LaborPress

April 13, 2011
By Kismet Barksdale

Assembly Speaker Sheldon Silver and Housing Committee Chair Vito Lopez announced the passage of legislation today that would extend and strengthen New York City’s rent regulation laws. The measure (A.2674A/Lopez) includes provisions that will protect millions of working New Yorkers, extend rent stabilization laws set to expire June 15, and close loopholes that allow for the loss of thousands of affordable apartments every year.

“Every year more than 10,000 rent regulated apartments are lost because of loopholes in the rent laws,” said Silver (D-Manhattan).

“By ending vacancy decontrol, reducing rent increases after a landlord makes capitol improvements and cutting the increases allowed after a vacancy, this legislation will help keep middle class families from being priced out of their homes and communities. The Assembly Majority remains committed to fighting for the rights of the tenants in our city, and we urge the Senate to quickly act on this legislation.”

“As we face a housing crisis, we must preserve our limited affordable housing stock and make sure our working families can afford to live in New York City,” said Lopez (D-Brooklyn). “This legislation will help stabilize our working class neighborhoods when families are bearing the brunt of these uncertain economic times.”

The Bill would:    

•    Repeal vacancy decontrol, which permits landlords to remove apartments from regulation by charging rents at or above $2,000 a month

•    Reduce allowable rent increases after a landlord makes individual apartment improvements from 1/40th to 1/60th the cost of the improvement

•    Cap the amount that can be collected for a major capital improvement to the actual cost of the improvement

•    Bring certain units that were deregulated due to vacancy decontrol on or after January 1, 2007, again under the protection of rent regulation

Under current law, over 2.5 million tenants are protected by rent-regulation laws in New York State. The rent stabilization system began in 1969, when rents were sharply increasing in many post-war buildings, and generally includes apartments in buildings with six or more units constructed between February 1, 1947 and January 1, 1974.
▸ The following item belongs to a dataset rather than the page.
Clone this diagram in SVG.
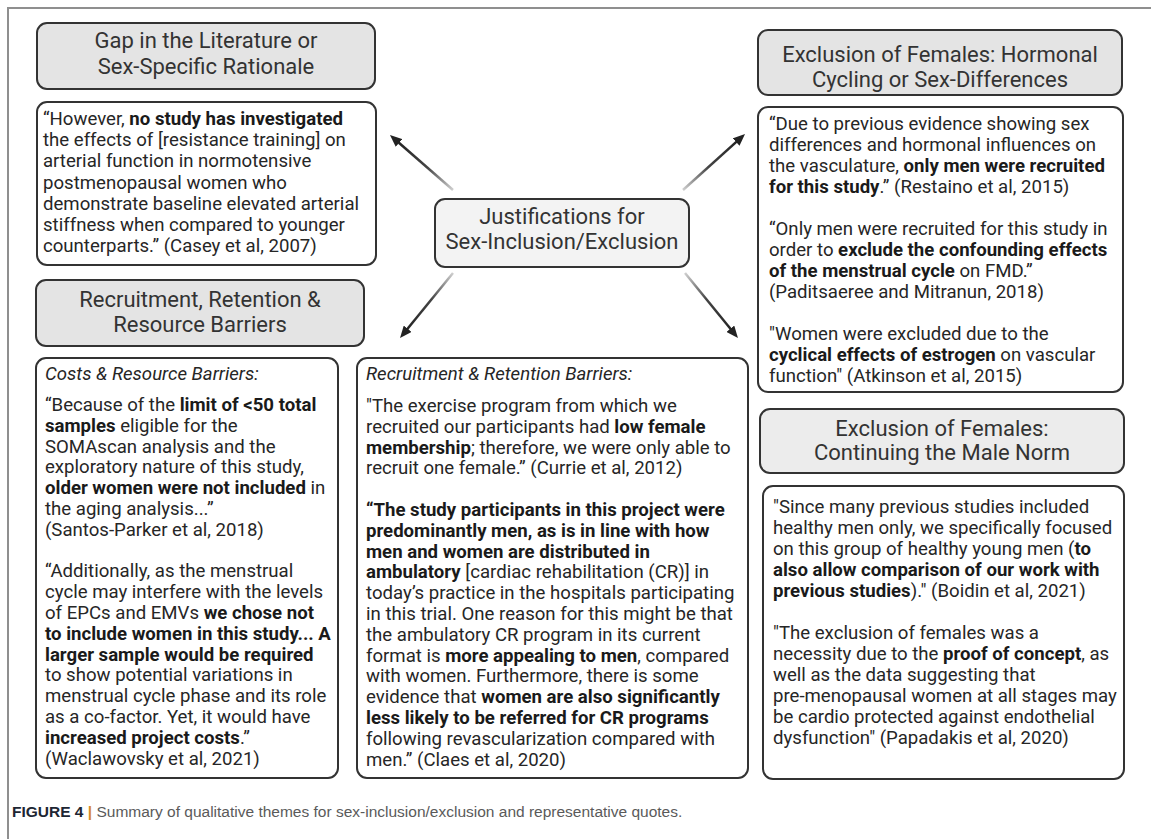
<svg xmlns="http://www.w3.org/2000/svg" width="1151" height="839" viewBox="0 0 1151 839">
<style>
.frame{stroke:#8f8f8f;stroke-width:2;fill:none}
.title{fill:#e4e4e4;stroke:#333;stroke-width:2}
.title2{fill:#ececec;stroke:#333;stroke-width:2}
.center{fill:#f3f3f3;stroke:#333;stroke-width:2}
.quote{fill:#fff;stroke:#333;stroke-width:2}
.tt{font-family:Roboto,"Liberation Sans",sans-serif;font-size:22px;fill:#333;text-anchor:middle}
.q{font-family:Roboto,"Liberation Sans",sans-serif;font-size:18.6px;fill:#262626}
.b{font-weight:bold;fill:#1a1a1a}
.i{font-style:italic}
.arr{stroke-width:2.5;fill:none}
.cap{font-family:"Liberation Sans",Arial,sans-serif;font-size:15.5px;fill:#5a5a5a}
</style>
<defs>
<marker id="ah" viewBox="0 0 12 10" refX="4" refY="5" markerWidth="12" markerHeight="10" markerUnits="userSpaceOnUse" orient="auto">
<path d="M0,0 L12,5 L0,10 z" fill="#222"/>
</marker>
<linearGradient id="g1" gradientUnits="userSpaceOnUse" x1="453" y1="190" x2="396" y2="140.3"><stop offset="0" stop-color="#cfcfcf"/><stop offset="0.45" stop-color="#444"/><stop offset="1" stop-color="#222"/></linearGradient>
<linearGradient id="g2" gradientUnits="userSpaceOnUse" x1="683" y1="190" x2="739.1" y2="139.4"><stop offset="0" stop-color="#cfcfcf"/><stop offset="0.45" stop-color="#444"/><stop offset="1" stop-color="#222"/></linearGradient>
<linearGradient id="g3" gradientUnits="userSpaceOnUse" x1="453" y1="273" x2="405.1" y2="331.8"><stop offset="0" stop-color="#cfcfcf"/><stop offset="0.45" stop-color="#444"/><stop offset="1" stop-color="#222"/></linearGradient>
<linearGradient id="g4" gradientUnits="userSpaceOnUse" x1="685" y1="273" x2="732.9" y2="331.8"><stop offset="0" stop-color="#cfcfcf"/><stop offset="0.45" stop-color="#444"/><stop offset="1" stop-color="#222"/></linearGradient>
</defs>
<rect width="1151" height="839" fill="#fff"/>
<path class="frame" d="M1151,8 H8 V839"/>

<g id="connectors">
<line class="arr" x1="453" y1="190" x2="396" y2="140.3" stroke="url(#g1)" marker-end="url(#ah)"/>
<line class="arr" x1="683" y1="190" x2="739.1" y2="139.4" stroke="url(#g2)" marker-end="url(#ah)"/>
<line class="arr" x1="453" y1="273" x2="405.1" y2="331.8" stroke="url(#g3)" marker-end="url(#ah)"/>
<line class="arr" x1="685" y1="273" x2="732.9" y2="331.8" stroke="url(#g4)" marker-end="url(#ah)"/>
</g>

<g id="center">
<rect class="center" x="435" y="199" width="254" height="68" rx="10"/>
<text class="tt" x="562" y="224">Justifications for</text>
<text class="tt" x="562" y="249">Sex-Inclusion/Exclusion</text>
</g>

<g id="gap-title">
<rect class="title" x="37" y="23" width="338" height="66" rx="10"/>
<text class="tt" x="206" y="48">Gap in the Literature or</text>
<text class="tt" x="206" y="74">Sex-Specific Rationale</text>
</g>

<g id="gap-quote">
<rect class="quote" x="37" y="102" width="339" height="163" rx="10"/>
<text class="q" x="43" y="125">“However, <tspan class="b">no study has investigated</tspan></text>
<text class="q" x="43" y="146.2">the effects of [resistance training] on</text>
<text class="q" x="43" y="167.4">arterial function in normotensive</text>
<text class="q" x="43" y="188.6">postmenopausal women who</text>
<text class="q" x="43" y="209.8">demonstrate baseline elevated arterial</text>
<text class="q" x="43" y="231">stiffness when compared to younger</text>
<text class="q" x="43" y="252.2">counterparts.” (Casey et al, 2007)</text>
</g>

<g id="recruit-title">
<rect class="title" x="36" y="280" width="328" height="66" rx="10"/>
<text class="tt" x="200" y="307">Recruitment, Retention &amp;</text>
<text class="tt" x="200" y="332">Resource Barriers</text>
</g>

<g id="costs-quote">
<rect class="quote" x="36" y="358" width="302" height="420" rx="10"/>
<text class="q i" x="45" y="380">Costs &amp; Resource Barriers:</text>
<text class="q" x="45" y="411">“Because of the <tspan class="b">limit of &lt;50 total</tspan></text>
<text class="q" x="45" y="431.8"><tspan class="b">samples</tspan> eligible for the</text>
<text class="q" x="45" y="452.6">SOMAscan analysis and the</text>
<text class="q" x="45" y="473.4">exploratory nature of this study,</text>
<text class="q" x="45" y="494.2"><tspan class="b">older women were not included</tspan> in</text>
<text class="q" x="45" y="515">the aging analysis...”</text>
<text class="q" x="45" y="535.8">(Santos-Parker et al, 2018)</text>
<text class="q" x="45" y="577.4">“Additionally, as the menstrual</text>
<text class="q" x="45" y="598.2">cycle may interfere with the levels</text>
<text class="q" x="45" y="619">of EPCs and EMVs <tspan class="b">we chose not</tspan></text>
<text class="q" x="45" y="639.8"><tspan class="b">to include women in this study... A</tspan></text>
<text class="q" x="45" y="660.6"><tspan class="b">larger sample would be required</tspan></text>
<text class="q" x="45" y="681.4">to show potential variations in</text>
<text class="q" x="45" y="702.2">menstrual cycle phase and its role</text>
<text class="q" x="45" y="723">as a co-factor. Yet, it would have</text>
<text class="q" x="45" y="743.8"><tspan class="b">increased project costs</tspan>.”</text>
<text class="q" x="45" y="764.6">(Waclawovsky et al, 2021)</text>
</g>

<g id="retention-quote">
<rect class="quote" x="357" y="358" width="391" height="420" rx="10"/>
<text class="q i" x="366" y="380">Recruitment &amp; Retention Barriers:</text>
<text class="q" x="366" y="412">"The exercise program from which we</text>
<text class="q" x="366" y="432.8">recruited our participants had <tspan class="b">low female</tspan></text>
<text class="q" x="366" y="453.6"><tspan class="b">membership</tspan>; therefore, we were only able to</text>
<text class="q" x="366" y="474.4">recruit one female.” (Currie et al, 2012)</text>
<text class="q b" x="366" y="516">“The study participants in this project were</text>
<text class="q b" x="366" y="536.8">predominantly men, as is in line with how</text>
<text class="q b" x="366" y="557.6">men and women are distributed in</text>
<text class="q" x="366" y="578.4"><tspan class="b">ambulatory</tspan> [cardiac rehabilitation (CR)] in</text>
<text class="q" x="366" y="599.2">today’s practice in the hospitals participating</text>
<text class="q" x="366" y="620">in this trial. One reason for this might be that</text>
<text class="q" x="366" y="640.8">the ambulatory CR program in its current</text>
<text class="q" x="366" y="661.6">format is <tspan class="b">more appealing to men</tspan>, compared</text>
<text class="q" x="366" y="682.4">with women. Furthermore, there is some</text>
<text class="q" x="366" y="703.2">evidence that <tspan class="b">women are also significantly</tspan></text>
<text class="q" x="366" y="724"><tspan class="b">less likely to be referred for CR programs</tspan></text>
<text class="q" x="366" y="744.8">following revascularization compared with</text>
<text class="q" x="366" y="765.6">men.” (Claes et al, 2020)</text>
</g>

<g id="hormonal-title">
<rect class="title" x="758" y="30" width="364" height="65" rx="10"/>
<text class="tt" x="940" y="62">Exclusion of Females: Hormonal</text>
<text class="tt" x="940" y="87">Cycling or Sex-Differences</text>
</g>

<g id="hormonal-quote">
<rect class="quote" x="758" y="107" width="365" height="285" rx="10"/>
<text class="q" x="769" y="130">“Due to previous evidence showing sex</text>
<text class="q" x="769" y="151">differences and hormonal influences on</text>
<text class="q" x="769" y="172">the vasculature, <tspan class="b">only men were recruited</tspan></text>
<text class="q" x="769" y="193"><tspan class="b">for this study</tspan>.” (Restaino et al, 2015)</text>
<text class="q" x="769" y="235">“Only men were recruited for this study in</text>
<text class="q" x="769" y="256">order to <tspan class="b">exclude the confounding effects</tspan></text>
<text class="q" x="769" y="277"><tspan class="b">of the menstrual cycle</tspan> on FMD.”</text>
<text class="q" x="769" y="298">(Paditsaeree and Mitranun, 2018)</text>
<text class="q" x="769" y="340">"Women were excluded due to the</text>
<text class="q" x="769" y="361"><tspan class="b">cyclical effects of estrogen</tspan> on vascular</text>
<text class="q" x="769" y="382">function" (Atkinson et al, 2015)</text>
</g>

<g id="norm-title">
<rect class="title2" x="760" y="409" width="364" height="64" rx="10"/>
<text class="tt" x="942" y="436">Exclusion of Females:</text>
<text class="tt" x="942" y="460">Continuing the Male Norm</text>
</g>

<g id="norm-quote">
<rect class="quote" x="763" y="486" width="361" height="293" rx="10"/>
<text class="q" x="773" y="513">"Since many previous studies included</text>
<text class="q" x="773" y="534">healthy men only, we specifically focused</text>
<text class="q" x="773" y="555">on this group of healthy young men (<tspan class="b">to</tspan></text>
<text class="q" x="773" y="576"><tspan class="b">also allow comparison of our work with</tspan></text>
<text class="q" x="773" y="597"><tspan class="b">previous studies</tspan>)." (Boidin et al, 2021)</text>
<text class="q" x="773" y="639">"The exclusion of females was a</text>
<text class="q" x="773" y="660">necessity due to the <tspan class="b">proof of concept</tspan>, as</text>
<text class="q" x="773" y="681">well as the data suggesting that</text>
<text class="q" x="773" y="702">pre-menopausal women at all stages may</text>
<text class="q" x="773" y="723">be cardio protected against endothelial</text>
<text class="q" x="773" y="744">dysfunction" (Papadakis et al, 2020)</text>
</g>

<text class="cap" x="12" y="817"><tspan font-weight="bold" fill="#1d2633">FIGURE 4</tspan> <tspan font-weight="bold" fill="#d68a2a">|</tspan> Summary of qualitative themes for sex-inclusion/exclusion and representative quotes.</text>
</svg>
“Throughout New York City, we are seeing neighborhoods decimated by speculative investors who come in and buy up affordable housing, and use loopholes to raise the rent above the threshold for rent regulation,” said Maggie Russell-Ciardi, executive director of  New York State Tenants and Neighbors Coalition.

“This kind of systematic displacement of low and moderate income people from their communities cannot continue.”